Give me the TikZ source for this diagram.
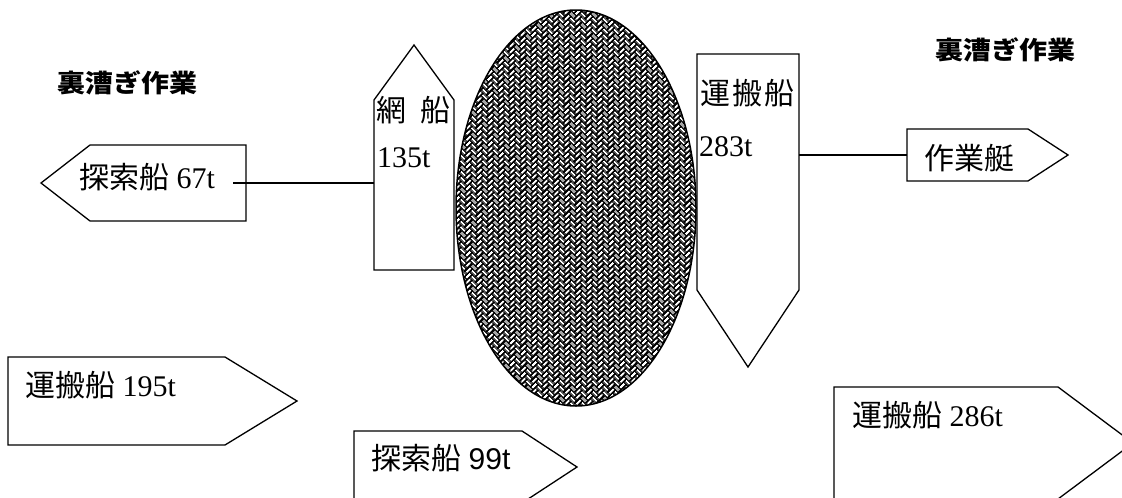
\documentclass[tikz,border=0pt]{standalone}
\usepackage{fontspec}
\usepackage{graphicx}
\setmainfont{Liberation Serif}
\setsansfont{Liberation Sans}
\newfontfamily\jp{Noto Sans CJK JP}
\usetikzlibrary{patterns.meta}
\newcommand\wt[1]{\scalebox{1.12}[1]{#1}}
\tikzdeclarepattern{
  name=ajiro,
  bounding box={(0pt,0pt) and (16pt,16pt)},
  tile size={(16pt,16pt)},
  tile transformation={rotate=45},
  code={
    \foreach \k in {-1,...,4}{
      \foreach \m in {-1,0,1}{
        \fill ({(4*\k+16*\m+0.95)*1pt},{(4*\k+0.95)*1pt}) rectangle ++(6.1pt,2.1pt);
        \fill ({(4*\k+8+16*\m+0.95)*1pt},{(4*\k-4+0.95)*1pt}) rectangle ++(2.1pt,6.1pt);
      }
    }
  }
}
\tikzset{
  ship/.style={draw=black, fill=white, line width=1.3pt, line join=miter},
  body/.style={draw=none, inner sep=0pt, outer sep=0pt, rectangle},
  lbl/.style={inner sep=0pt, anchor=west, font=\fontsize{30}{34}\selectfont},
  ttl/.style={inner sep=0pt, font=\jp\bfseries\fontsize{25}{29}\selectfont},
  conn/.style={line width=1.2pt},
}
\begin{document}
\begin{tikzpicture}[x=1pt,y=-1pt]
\useasboundingbox (0,0) rectangle (1122,498);
\fill[white] (0,0) rectangle (1122,498);

% net (hatched ellipse)
\path[fill=black] (576,208) ellipse [x radius=120, y radius=198];
\path[pattern=ajiro, pattern color=white] (576,208) ellipse [x radius=120, y radius=198];
\draw[line width=1.5pt] (576,208) ellipse [x radius=120, y radius=198];

% bodies
\node[body, minimum width=156pt, minimum height=76pt] (s67) at (168,183) {};
\node[body, minimum width=80pt, minimum height=170pt] (net) at (414,185) {};
\node[body, minimum width=102pt, minimum height=236pt] (p283) at (748,172) {};
\node[body, minimum width=121pt, minimum height=52pt] (wk) at (967.5,155) {};
\node[body, minimum width=217pt, minimum height=88pt] (p195) at (116.5,401) {};
\node[body, minimum width=168pt, minimum height=72pt] (p99) at (438,467) {};
\node[body, minimum width=224pt, minimum height=112pt] (p286) at (946,443) {};

% outlines
\draw[ship] (s67.north east) -- (s67.north west) -- ([xshift=-49pt]s67.west) -- (s67.south west) -- (s67.south east) -- cycle;
\draw[ship] (net.south west) -- (net.north west) -- ([yshift=55pt]net.north) -- (net.north east) -- (net.south east) -- cycle;
\draw[ship] (p283.north west) -- (p283.north east) -- (p283.south east) -- ([yshift=-77pt]p283.south) -- (p283.south west) -- cycle;
\draw[ship] (wk.north west) -- (wk.north east) -- ([xshift=40pt]wk.east) -- (wk.south east) -- (wk.south west) -- cycle;
\draw[ship] (p195.north west) -- (p195.north east) -- ([xshift=72pt]p195.east) -- (p195.south east) -- (p195.south west) -- cycle;
\draw[ship] (p99.north west) -- (p99.north east) -- ([xshift=55pt]p99.east) -- (p99.south east) -- (p99.south west) -- cycle;
\draw[ship] (p286.north west) -- (p286.north east) -- ([xshift=75pt]p286.east) -- (p286.south east) -- (p286.south west) -- cycle;

% connectors
\draw[conn] ([xshift=-13pt]s67.east) -- (s67.east -| net.west);
\draw[conn] (p283.east |- wk.west) -- (wk.west);

% texts
\node[ttl] (title1) at (127,83) {\wt{裏漕ぎ作業}};
\node[ttl] (title2) at (1005,50) {\wt{裏漕ぎ作業}};
\node[lbl] (t67) at (79,177) {{\jp 探索船} 67t};
\node[lbl] (tnet) at (376,110) {{\jp 網\hspace{14pt}船}};
\node[lbl] (t135) at (377,158) {135t};
\node[lbl] (tunp) at (700,93) {{\jp 運\hspace{2pt}搬\hspace{2pt}船}};
\node[lbl] (t283) at (699,147) {283t};
\node[lbl] (twk) at (924,158) {{\jp 作業艇}};
\node[lbl] (t195) at (25,385) {{\jp 運搬船} 195t};
\node[lbl] (t99) at (371,458) {{\jp 探索船} \sffamily 99t};
\node[lbl] (t286) at (852,415) {{\jp 運搬船} 286t};
\end{tikzpicture}
\end{document}
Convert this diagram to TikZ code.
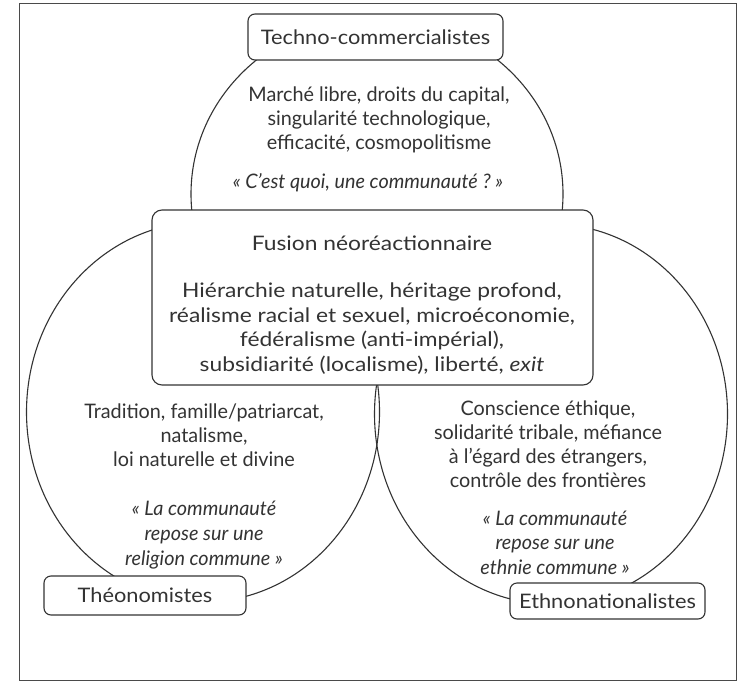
\documentclass[tikz,border=0pt]{standalone}
\usepackage{fontspec}
\setmainfont{Lato}
\newfontfamily\widefont[FakeStretch=1.14]{Lato}
\newfontfamily\labelfont[FakeStretch=1.09]{Lato}
\newfontfamily\circfont[FakeStretch=0.99]{Lato}
\definecolor{ink}{HTML}{333333}
\definecolor{framec}{HTML}{4A4A4A}
\tikzset{
  ring/.style={draw=ink, line width=1.1pt},
  labelbox/.style={draw=ink, line width=1.1pt, fill=white, rounded corners=7pt, inner sep=0pt, text=ink, font=\labelfont\fontsize{20}{24}\selectfont},
  fusionbox/.style={draw=ink, line width=1.1pt, fill=white, rounded corners=10pt, inner sep=0pt},
  maintext/.style={text=ink, align=center, inner sep=0pt, font=\widefont\fontsize{20}{24.5}\selectfont},
  circtext/.style={text=ink, align=center, inner sep=0pt, font=\circfont\fontsize{20}{24}\selectfont},
  circquote/.style={text=ink, align=center, inner sep=0pt, font=\circfont\itshape\fontsize{20}{24.5}\selectfont},
}
\begin{document}
\begin{tikzpicture}[x=1pt,y=-1pt]
\useasboundingbox (0,0) rectangle (738,682);
\fill[white] (0,0) rectangle (738,682);
\draw[framec, line width=1pt] (19,4) rectangle (736,680);
% circles
\draw[ring] (377,194) ellipse [x radius=186pt, y radius=176pt];
\draw[ring] (203,412) ellipse [x radius=176.5pt, y radius=190pt];
\draw[ring] (551,414) ellipse [x radius=176.5pt, y radius=190pt];
% boxes
\node[fusionbox, minimum width=441pt, minimum height=175pt] (fusion) at (372.5,297.5) {};
\node[labelbox, minimum width=255pt, minimum height=46pt] (techno) at (375.5,37) {Techno-commercialistes};
\node[labelbox, minimum width=202pt, minimum height=39pt] (theo) at (145,595.5) {Théonomistes};
\node[labelbox, minimum width=195pt, minimum height=36pt] (ethno) at (607.5,601) {Ethnonationalistes};
% texts
\node[circtext] (toptext) at (379,120) {Marché libre, droits du capital,\\singularité technologique,\\efficacité, cosmopolitisme};
\node[circquote] (topquote) at (368,183) {«~C’est quoi, une communauté~?~»};
\node[maintext] (fusiontitle) at (372,243) {Fusion néoréactionnaire};
\node[maintext] (fusionbody) at (372,328.5) {Hiérarchie naturelle, héritage profond,\\réalisme racial et sexuel, microéconomie,\\fédéralisme (anti-impérial),\\subsidiarité (localisme), liberté, \textit{exit}};
\node[circtext] (lefttext) at (204,435) {Tradition, famille/patriarcat,\\natalisme,\\loi naturelle et divine};
\node[circquote, font=\circfont\itshape\fontsize{20}{25}\selectfont] (leftquote) at (204,535) {«~La communauté\\repose sur une\\religion commune~»};
\node[circtext] (righttext) at (548,444) {Conscience éthique,\\solidarité tribale, méfiance\\à l’égard des étrangers,\\contrôle des frontières};
\node[circquote] (rightquote) at (555,542.5) {«~La communauté\\repose sur une\\ethnie commune~»};
\end{tikzpicture}
\end{document}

▸ What is being asked:
Reproduce the listing above exactly, excluding all pictures.

▸ Solution to this task:
Give me the TikZ source for this diagram.
\documentclass[tikz,border=0pt]{standalone}
\usepackage{fontspec}
\usepackage{graphicx}
\setmainfont{Liberation Serif}
\setsansfont{Liberation Sans}
\newfontfamily\jp{Noto Sans CJK JP}
\usetikzlibrary{patterns.meta}
\newcommand\wt[1]{\scalebox{1.12}[1]{#1}}
\tikzdeclarepattern{
  name=ajiro,
  bounding box={(0pt,0pt) and (16pt,16pt)},
  tile size={(16pt,16pt)},
  tile transformation={rotate=45},
  code={
    \foreach \k in {-1,...,4}{
      \foreach \m in {-1,0,1}{
        \fill ({(4*\k+16*\m+0.95)*1pt},{(4*\k+0.95)*1pt}) rectangle ++(6.1pt,2.1pt);
        \fill ({(4*\k+8+16*\m+0.95)*1pt},{(4*\k-4+0.95)*1pt}) rectangle ++(2.1pt,6.1pt);
      }
    }
  }
}
\tikzset{
  ship/.style={draw=black, fill=white, line width=1.3pt, line join=miter},
  body/.style={draw=none, inner sep=0pt, outer sep=0pt, rectangle},
  lbl/.style={inner sep=0pt, anchor=west, font=\fontsize{30}{34}\selectfont},
  ttl/.style={inner sep=0pt, font=\jp\bfseries\fontsize{25}{29}\selectfont},
  conn/.style={line width=1.2pt},
}
\begin{document}
\begin{tikzpicture}[x=1pt,y=-1pt]
\useasboundingbox (0,0) rectangle (1122,498);
\fill[white] (0,0) rectangle (1122,498);

% net (hatched ellipse)
\path[fill=black] (576,208) ellipse [x radius=120, y radius=198];
\path[pattern=ajiro, pattern color=white] (576,208) ellipse [x radius=120, y radius=198];
\draw[line width=1.5pt] (576,208) ellipse [x radius=120, y radius=198];

% bodies
\node[body, minimum width=156pt, minimum height=76pt] (s67) at (168,183) {};
\node[body, minimum width=80pt, minimum height=170pt] (net) at (414,185) {};
\node[body, minimum width=102pt, minimum height=236pt] (p283) at (748,172) {};
\node[body, minimum width=121pt, minimum height=52pt] (wk) at (967.5,155) {};
\node[body, minimum width=217pt, minimum height=88pt] (p195) at (116.5,401) {};
\node[body, minimum width=168pt, minimum height=72pt] (p99) at (438,467) {};
\node[body, minimum width=224pt, minimum height=112pt] (p286) at (946,443) {};

% outlines
\draw[ship] (s67.north east) -- (s67.north west) -- ([xshift=-49pt]s67.west) -- (s67.south west) -- (s67.south east) -- cycle;
\draw[ship] (net.south west) -- (net.north west) -- ([yshift=55pt]net.north) -- (net.north east) -- (net.south east) -- cycle;
\draw[ship] (p283.north west) -- (p283.north east) -- (p283.south east) -- ([yshift=-77pt]p283.south) -- (p283.south west) -- cycle;
\draw[ship] (wk.north west) -- (wk.north east) -- ([xshift=40pt]wk.east) -- (wk.south east) -- (wk.south west) -- cycle;
\draw[ship] (p195.north west) -- (p195.north east) -- ([xshift=72pt]p195.east) -- (p195.south east) -- (p195.south west) -- cycle;
\draw[ship] (p99.north west) -- (p99.north east) -- ([xshift=55pt]p99.east) -- (p99.south east) -- (p99.south west) -- cycle;
\draw[ship] (p286.north west) -- (p286.north east) -- ([xshift=75pt]p286.east) -- (p286.south east) -- (p286.south west) -- cycle;

% connectors
\draw[conn] ([xshift=-13pt]s67.east) -- (s67.east -| net.west);
\draw[conn] (p283.east |- wk.west) -- (wk.west);

% texts
\node[ttl] (title1) at (127,83) {\wt{裏漕ぎ作業}};
\node[ttl] (title2) at (1005,50) {\wt{裏漕ぎ作業}};
\node[lbl] (t67) at (79,177) {{\jp 探索船} 67t};
\node[lbl] (tnet) at (376,110) {{\jp 網\hspace{14pt}船}};
\node[lbl] (t135) at (377,158) {135t};
\node[lbl] (tunp) at (700,93) {{\jp 運\hspace{2pt}搬\hspace{2pt}船}};
\node[lbl] (t283) at (699,147) {283t};
\node[lbl] (twk) at (924,158) {{\jp 作業艇}};
\node[lbl] (t195) at (25,385) {{\jp 運搬船} 195t};
\node[lbl] (t99) at (371,458) {{\jp 探索船} \sffamily 99t};
\node[lbl] (t286) at (852,415) {{\jp 運搬船} 286t};
\end{tikzpicture}
\end{document}
Convert this diagram to TikZ code.
\documentclass[tikz,border=0pt]{standalone}
\usepackage{fontspec}
\setmainfont{Lato}
\newfontfamily\widefont[FakeStretch=1.14]{Lato}
\newfontfamily\labelfont[FakeStretch=1.09]{Lato}
\newfontfamily\circfont[FakeStretch=0.99]{Lato}
\definecolor{ink}{HTML}{333333}
\definecolor{framec}{HTML}{4A4A4A}
\tikzset{
  ring/.style={draw=ink, line width=1.1pt},
  labelbox/.style={draw=ink, line width=1.1pt, fill=white, rounded corners=7pt, inner sep=0pt, text=ink, font=\labelfont\fontsize{20}{24}\selectfont},
  fusionbox/.style={draw=ink, line width=1.1pt, fill=white, rounded corners=10pt, inner sep=0pt},
  maintext/.style={text=ink, align=center, inner sep=0pt, font=\widefont\fontsize{20}{24.5}\selectfont},
  circtext/.style={text=ink, align=center, inner sep=0pt, font=\circfont\fontsize{20}{24}\selectfont},
  circquote/.style={text=ink, align=center, inner sep=0pt, font=\circfont\itshape\fontsize{20}{24.5}\selectfont},
}
\begin{document}
\begin{tikzpicture}[x=1pt,y=-1pt]
\useasboundingbox (0,0) rectangle (738,682);
\fill[white] (0,0) rectangle (738,682);
\draw[framec, line width=1pt] (19,4) rectangle (736,680);
% circles
\draw[ring] (377,194) ellipse [x radius=186pt, y radius=176pt];
\draw[ring] (203,412) ellipse [x radius=176.5pt, y radius=190pt];
\draw[ring] (551,414) ellipse [x radius=176.5pt, y radius=190pt];
% boxes
\node[fusionbox, minimum width=441pt, minimum height=175pt] (fusion) at (372.5,297.5) {};
\node[labelbox, minimum width=255pt, minimum height=46pt] (techno) at (375.5,37) {Techno-commercialistes};
\node[labelbox, minimum width=202pt, minimum height=39pt] (theo) at (145,595.5) {Théonomistes};
\node[labelbox, minimum width=195pt, minimum height=36pt] (ethno) at (607.5,601) {Ethnonationalistes};
% texts
\node[circtext] (toptext) at (379,120) {Marché libre, droits du capital,\\singularité technologique,\\efficacité, cosmopolitisme};
\node[circquote] (topquote) at (368,183) {«~C’est quoi, une communauté~?~»};
\node[maintext] (fusiontitle) at (372,243) {Fusion néoréactionnaire};
\node[maintext] (fusionbody) at (372,328.5) {Hiérarchie naturelle, héritage profond,\\réalisme racial et sexuel, microéconomie,\\fédéralisme (anti-impérial),\\subsidiarité (localisme), liberté, \textit{exit}};
\node[circtext] (lefttext) at (204,435) {Tradition, famille/patriarcat,\\natalisme,\\loi naturelle et divine};
\node[circquote, font=\circfont\itshape\fontsize{20}{25}\selectfont] (leftquote) at (204,535) {«~La communauté\\repose sur une\\religion commune~»};
\node[circtext] (righttext) at (548,444) {Conscience éthique,\\solidarité tribale, méfiance\\à l’égard des étrangers,\\contrôle des frontières};
\node[circquote] (rightquote) at (555,542.5) {«~La communauté\\repose sur une\\ethnie commune~»};
\end{tikzpicture}
\end{document}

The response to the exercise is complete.